A snowy field in the day

So when you take pictures in one of the camera's automatic modes, you take a picture, you look at it in the camera display to see if the 18% grey you got is what you want or if you want something else, then adjust the exposure compensation accordingly, and take the final picture with the correct brightness.

The problem with this is that you have to do that for every picture you want to take. First take a test shot, check the brightness of it, adjust the exposure compensation and then take the real shot. That gets tedious fast.

Manual mode

This might come as a surprise, but the solution is actually to put the camera in its "Manual" mode.

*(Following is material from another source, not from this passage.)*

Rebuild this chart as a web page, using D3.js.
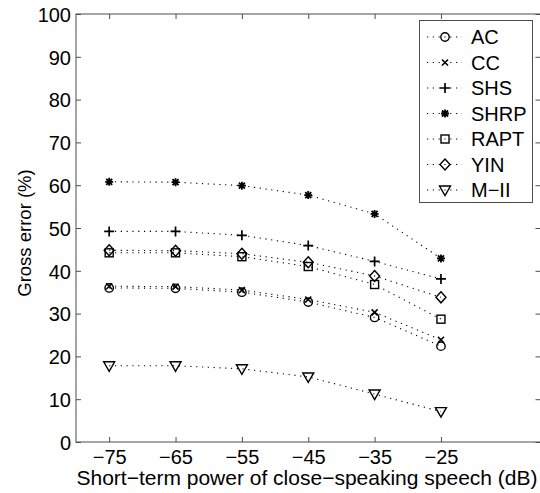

In manual mode, there will be no automation – you will have to manually adjust all three settings I mentioned at the top of this post. Initially, the workflow might seem similar: you take a test shot, you look at it, you adjust one of the three settings to make it brighter or darker, and then you take your real shot.

After that is where the magic happens: In manual mode, your camera will remember the settings you just used to take a photo. So when you take your next photo, you can just take it and the camera will use the same settings you used for your previous photo. As long as the light levels in the location didn't change, all your following images will be of perfect brightness, without you having to do a thing.

That's why I prefer to shoot in manual mode. In one of the automatic modes, the camera will re-measure the brightness of the picture before every shot, so you'll have to fiddle with dials before every shot to get it just right. In manual mode, you just have to fiddle with dials when the light levels in the scene change.